A major-league pitcher can throw a baseball in excess of 37.0m/s. If a ball is thrown horizontally at this speed, how much will it drop by the time it reaches a catcher who is 17.0m away from the point of release?
2007-12-19 14:56:05 · 2 answers · asked by Anonymous in Science & Mathematics ➔ Physics
the three kinematic equations are:
Vf = Vi + a(t)
Sf = Si + Vi(t) + 1/2a(t)^2
Vf^2 = Vi^2 + 2a(s)
We will use the second equation here.
Sf = final displacement, which we are looking for
Si = initial displacement, which is 0 (assuming 0 is where it hasn't dropped at all)
Vi = initial velocity, which is 0 since when we start throwing the ball it isn't moving down at all
a = the constant acceleration of the ball, which is equal to the gravitational constant which is g which is -9.81m/s^2
and finally, (t) is the change in time.
First we need to know the change in time.

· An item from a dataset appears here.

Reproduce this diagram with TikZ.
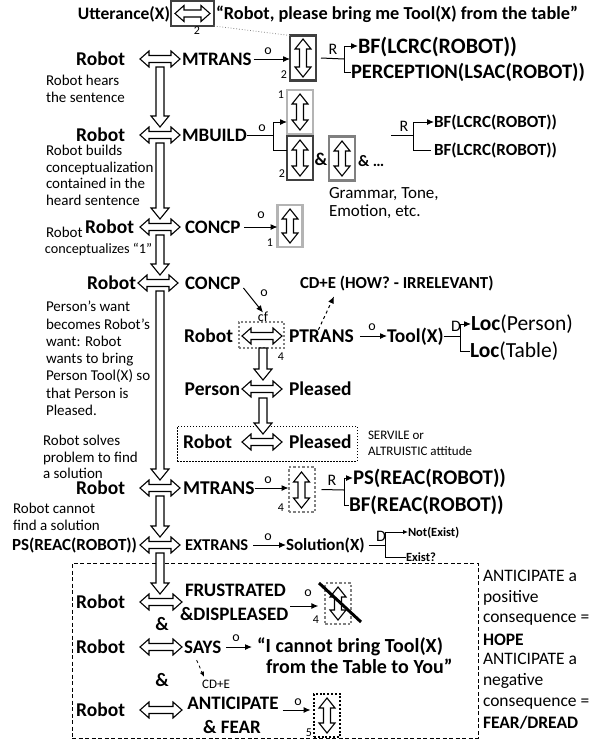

And in order to solve that we need to know how long it takes for the ball to travel from the pitcher to the catchers mitt.
since velocity is constant, this is easy.
v = d / t
t = d / v
t = 17.0m / 37.0m/s = 0.460s
Now we sub all that information into the second kinematic equation and we get our answer.
Sf = Si + Vi(t) + 1/2a(t)^2
Sf = 0 + 0(2.176) + 1/2(-9.81m/s^2) * (0.460)^2
Sf = 4.905 * 0.212
Sf = 1.04m
So, the ball drops 1.04meters by the time it reaches the pitcher.
2007-12-19 15:14:54 · answer #1 · answered by Anonymous · 0⤊ 0⤋
First find out how long it takes teh ball to travel 17 m
d = vt --> t = d/v = 17/37 sec
Now the ball falls:
y = 1/2g t^2 = 1/2 9.8 (17/37)^2
You can work out the numbers.
2007-12-19 15:01:17 · answer #2 · answered by nyphdinmd 7 · 1⤊ 0⤋